Vanguard’s CEO, Bill McNabb, seems perturbed by the claim that increased ETF inflows are creating a stock market bubble.
The head of the 4.5 trln usd asset management house argues that index traded funds – such as exchange traded funds – represent less than 15 pct of equity market capitalisation around the world, and account for less than 5 pct of daily trading volumes.
He also argues there is no data to substantiate the fear of an equity bubble due to increased ETF inflows, and the observations certainly seem to be based on scant evidence. What, however, may have precipitated the speculation are moves by regulators to instigate a review – on a global stage – of the potential risks of explosive growth in the low cost ETF industry.
Approximately 4 trln usd of index tracking funds are invested in ETFs globally and the sector has attracted almost 2.8 trln usd in new business since 2008; in addition, investors have ploughed nearly 400 bln usd into ETFs during the first seven months of 2017, according to London based consultancy, ETFGI.

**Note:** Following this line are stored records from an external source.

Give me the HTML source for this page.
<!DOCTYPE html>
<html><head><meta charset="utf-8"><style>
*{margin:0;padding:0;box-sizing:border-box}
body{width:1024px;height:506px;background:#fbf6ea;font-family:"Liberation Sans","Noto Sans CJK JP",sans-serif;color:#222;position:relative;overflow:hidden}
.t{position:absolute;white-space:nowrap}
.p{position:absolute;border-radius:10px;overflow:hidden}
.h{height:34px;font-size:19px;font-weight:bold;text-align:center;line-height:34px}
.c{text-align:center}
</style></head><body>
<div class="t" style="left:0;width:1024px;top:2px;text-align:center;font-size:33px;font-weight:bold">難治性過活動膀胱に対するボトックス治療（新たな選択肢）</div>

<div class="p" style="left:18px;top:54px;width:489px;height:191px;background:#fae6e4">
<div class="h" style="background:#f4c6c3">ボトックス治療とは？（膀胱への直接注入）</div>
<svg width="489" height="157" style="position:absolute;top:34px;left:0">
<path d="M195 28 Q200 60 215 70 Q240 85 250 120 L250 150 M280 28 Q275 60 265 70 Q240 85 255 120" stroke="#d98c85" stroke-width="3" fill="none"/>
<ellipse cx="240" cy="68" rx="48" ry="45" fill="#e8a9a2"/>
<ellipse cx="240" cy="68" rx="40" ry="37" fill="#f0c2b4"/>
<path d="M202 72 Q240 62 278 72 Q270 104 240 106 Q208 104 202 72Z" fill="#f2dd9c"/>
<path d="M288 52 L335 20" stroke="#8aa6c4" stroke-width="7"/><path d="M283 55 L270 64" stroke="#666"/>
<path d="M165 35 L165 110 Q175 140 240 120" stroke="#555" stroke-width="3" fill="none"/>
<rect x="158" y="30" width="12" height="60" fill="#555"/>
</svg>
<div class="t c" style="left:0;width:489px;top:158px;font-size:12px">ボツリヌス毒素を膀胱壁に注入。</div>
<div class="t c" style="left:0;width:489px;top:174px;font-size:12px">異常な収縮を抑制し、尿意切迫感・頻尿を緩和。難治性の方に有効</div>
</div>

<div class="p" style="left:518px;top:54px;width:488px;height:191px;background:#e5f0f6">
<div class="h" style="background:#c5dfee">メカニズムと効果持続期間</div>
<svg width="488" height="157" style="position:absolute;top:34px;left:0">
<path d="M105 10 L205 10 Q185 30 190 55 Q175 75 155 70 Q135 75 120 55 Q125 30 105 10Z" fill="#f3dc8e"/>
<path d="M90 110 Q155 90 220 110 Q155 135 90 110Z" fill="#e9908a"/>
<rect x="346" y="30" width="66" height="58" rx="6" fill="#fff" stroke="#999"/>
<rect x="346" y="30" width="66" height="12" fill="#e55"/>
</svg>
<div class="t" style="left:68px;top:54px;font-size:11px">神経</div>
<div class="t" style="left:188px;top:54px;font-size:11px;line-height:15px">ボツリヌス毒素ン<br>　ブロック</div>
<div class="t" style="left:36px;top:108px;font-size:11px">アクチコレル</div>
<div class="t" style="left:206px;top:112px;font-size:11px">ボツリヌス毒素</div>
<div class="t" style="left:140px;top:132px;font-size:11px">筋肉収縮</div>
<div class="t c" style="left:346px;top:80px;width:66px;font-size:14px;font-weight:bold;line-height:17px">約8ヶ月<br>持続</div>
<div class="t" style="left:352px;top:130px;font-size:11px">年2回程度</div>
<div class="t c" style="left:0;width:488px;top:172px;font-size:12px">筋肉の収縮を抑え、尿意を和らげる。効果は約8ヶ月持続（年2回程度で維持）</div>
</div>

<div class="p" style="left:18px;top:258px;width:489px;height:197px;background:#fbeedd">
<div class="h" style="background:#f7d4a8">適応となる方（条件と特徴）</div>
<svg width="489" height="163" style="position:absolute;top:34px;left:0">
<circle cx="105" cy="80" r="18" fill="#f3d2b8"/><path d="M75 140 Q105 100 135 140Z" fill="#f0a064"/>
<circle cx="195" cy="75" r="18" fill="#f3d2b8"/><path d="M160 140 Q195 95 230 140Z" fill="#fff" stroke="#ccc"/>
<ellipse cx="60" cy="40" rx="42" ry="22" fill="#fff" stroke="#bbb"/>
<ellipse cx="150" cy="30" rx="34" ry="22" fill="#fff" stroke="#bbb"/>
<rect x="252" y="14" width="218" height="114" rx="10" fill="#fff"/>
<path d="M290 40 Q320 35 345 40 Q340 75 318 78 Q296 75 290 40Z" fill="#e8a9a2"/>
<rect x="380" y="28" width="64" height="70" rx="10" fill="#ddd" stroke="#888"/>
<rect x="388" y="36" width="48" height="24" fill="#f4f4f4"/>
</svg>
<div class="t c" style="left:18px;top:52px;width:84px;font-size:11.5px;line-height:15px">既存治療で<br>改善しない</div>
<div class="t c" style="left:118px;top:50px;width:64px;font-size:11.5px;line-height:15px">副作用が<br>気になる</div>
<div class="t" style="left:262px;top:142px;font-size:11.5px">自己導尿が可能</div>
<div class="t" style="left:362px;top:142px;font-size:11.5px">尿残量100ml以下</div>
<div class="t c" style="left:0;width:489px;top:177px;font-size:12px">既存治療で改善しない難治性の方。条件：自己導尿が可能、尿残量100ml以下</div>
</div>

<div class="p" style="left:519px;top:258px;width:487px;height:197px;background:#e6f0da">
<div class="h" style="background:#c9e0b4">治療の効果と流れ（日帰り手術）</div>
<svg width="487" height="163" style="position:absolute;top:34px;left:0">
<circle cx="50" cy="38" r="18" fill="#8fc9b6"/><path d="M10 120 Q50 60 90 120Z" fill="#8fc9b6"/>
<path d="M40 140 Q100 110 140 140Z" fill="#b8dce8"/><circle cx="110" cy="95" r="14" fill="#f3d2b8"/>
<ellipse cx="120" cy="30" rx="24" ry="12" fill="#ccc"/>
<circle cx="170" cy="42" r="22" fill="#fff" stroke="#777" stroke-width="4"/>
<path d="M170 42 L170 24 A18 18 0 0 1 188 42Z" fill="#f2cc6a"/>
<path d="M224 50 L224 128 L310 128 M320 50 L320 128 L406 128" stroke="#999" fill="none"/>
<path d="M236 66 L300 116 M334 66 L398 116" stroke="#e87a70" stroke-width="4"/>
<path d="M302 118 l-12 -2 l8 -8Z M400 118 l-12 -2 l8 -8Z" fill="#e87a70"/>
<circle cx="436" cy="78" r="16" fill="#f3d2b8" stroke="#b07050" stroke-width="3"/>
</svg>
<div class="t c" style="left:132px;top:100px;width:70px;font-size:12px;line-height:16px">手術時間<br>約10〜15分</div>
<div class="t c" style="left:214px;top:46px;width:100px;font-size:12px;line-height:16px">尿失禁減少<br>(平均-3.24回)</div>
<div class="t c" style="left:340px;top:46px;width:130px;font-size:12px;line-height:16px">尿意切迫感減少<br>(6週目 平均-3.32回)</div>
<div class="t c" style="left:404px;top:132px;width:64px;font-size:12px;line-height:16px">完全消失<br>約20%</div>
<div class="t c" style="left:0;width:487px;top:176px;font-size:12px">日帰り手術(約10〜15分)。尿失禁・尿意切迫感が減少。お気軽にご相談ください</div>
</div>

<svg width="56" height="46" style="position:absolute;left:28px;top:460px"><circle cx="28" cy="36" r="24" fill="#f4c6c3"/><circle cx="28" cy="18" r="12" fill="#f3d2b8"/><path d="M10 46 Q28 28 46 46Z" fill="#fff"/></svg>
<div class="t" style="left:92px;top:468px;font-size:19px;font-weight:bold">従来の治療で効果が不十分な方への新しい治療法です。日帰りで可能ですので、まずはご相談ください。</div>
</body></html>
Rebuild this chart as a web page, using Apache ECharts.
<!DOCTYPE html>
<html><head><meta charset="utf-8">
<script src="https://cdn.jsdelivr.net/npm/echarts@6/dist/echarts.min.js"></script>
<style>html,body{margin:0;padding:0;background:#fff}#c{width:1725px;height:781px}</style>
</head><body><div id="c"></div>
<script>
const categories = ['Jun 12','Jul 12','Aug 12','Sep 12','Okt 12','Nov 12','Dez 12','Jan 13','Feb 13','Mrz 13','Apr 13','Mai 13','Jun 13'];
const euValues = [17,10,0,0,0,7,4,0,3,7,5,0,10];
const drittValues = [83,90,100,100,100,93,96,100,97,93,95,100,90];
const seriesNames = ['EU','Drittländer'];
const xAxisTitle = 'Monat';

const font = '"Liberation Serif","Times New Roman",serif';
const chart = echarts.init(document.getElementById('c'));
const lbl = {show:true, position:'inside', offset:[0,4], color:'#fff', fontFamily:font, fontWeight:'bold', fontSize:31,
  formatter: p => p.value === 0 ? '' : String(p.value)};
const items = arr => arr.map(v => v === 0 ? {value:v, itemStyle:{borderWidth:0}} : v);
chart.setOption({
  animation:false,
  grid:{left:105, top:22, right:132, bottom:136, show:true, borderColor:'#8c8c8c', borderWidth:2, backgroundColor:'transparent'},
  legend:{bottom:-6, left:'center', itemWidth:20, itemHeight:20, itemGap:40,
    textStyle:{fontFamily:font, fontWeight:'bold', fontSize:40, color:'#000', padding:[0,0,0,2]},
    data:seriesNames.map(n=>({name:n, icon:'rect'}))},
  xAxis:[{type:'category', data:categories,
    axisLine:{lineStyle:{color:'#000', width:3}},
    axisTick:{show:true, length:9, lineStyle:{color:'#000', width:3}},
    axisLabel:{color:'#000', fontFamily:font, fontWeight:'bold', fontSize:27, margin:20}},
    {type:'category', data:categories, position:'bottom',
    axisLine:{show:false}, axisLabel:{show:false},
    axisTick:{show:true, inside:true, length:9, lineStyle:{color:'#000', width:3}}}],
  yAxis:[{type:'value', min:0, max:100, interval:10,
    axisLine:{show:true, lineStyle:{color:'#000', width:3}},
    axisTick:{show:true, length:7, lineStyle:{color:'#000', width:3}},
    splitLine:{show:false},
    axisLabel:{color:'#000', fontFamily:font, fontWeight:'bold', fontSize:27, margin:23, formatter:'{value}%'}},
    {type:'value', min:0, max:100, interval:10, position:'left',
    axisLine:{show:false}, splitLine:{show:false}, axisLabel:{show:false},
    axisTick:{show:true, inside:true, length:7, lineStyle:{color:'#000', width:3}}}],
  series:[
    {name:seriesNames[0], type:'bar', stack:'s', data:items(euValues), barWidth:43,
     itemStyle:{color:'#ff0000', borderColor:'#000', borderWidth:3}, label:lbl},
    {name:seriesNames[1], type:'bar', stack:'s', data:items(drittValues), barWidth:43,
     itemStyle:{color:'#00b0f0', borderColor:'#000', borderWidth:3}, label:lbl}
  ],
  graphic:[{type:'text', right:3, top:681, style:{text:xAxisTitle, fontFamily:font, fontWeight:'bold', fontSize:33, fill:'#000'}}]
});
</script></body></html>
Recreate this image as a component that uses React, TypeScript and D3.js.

An investment shift to ETFs in the US has been particularly strong, with assets reaching almost 2.8 trln usd at the end of March compared to 16.9 trln in mutual funds, versus 2.1 trln usd and 15.7 trln usd respectively a year earlier.
Vanguard is one of the major ETF players globally, along with BlackRock and State Street. Vanguard recently hit a record 800 bln usd in ETF business, and business generated by the three stalwarts together amounts to over 70 pct of the global market, according ETFGI.
Active managers, hedge funds and high frequency traders dominate trading, McNabb said. But passive funds are also keen to grab a slice of the cake for themselves, garnering concern among advisors such as Steve Bregman, co-founder of Horizon Kinetics; he views a shift toward passive investing as the catalyst for the growth of a significant stock market bubble.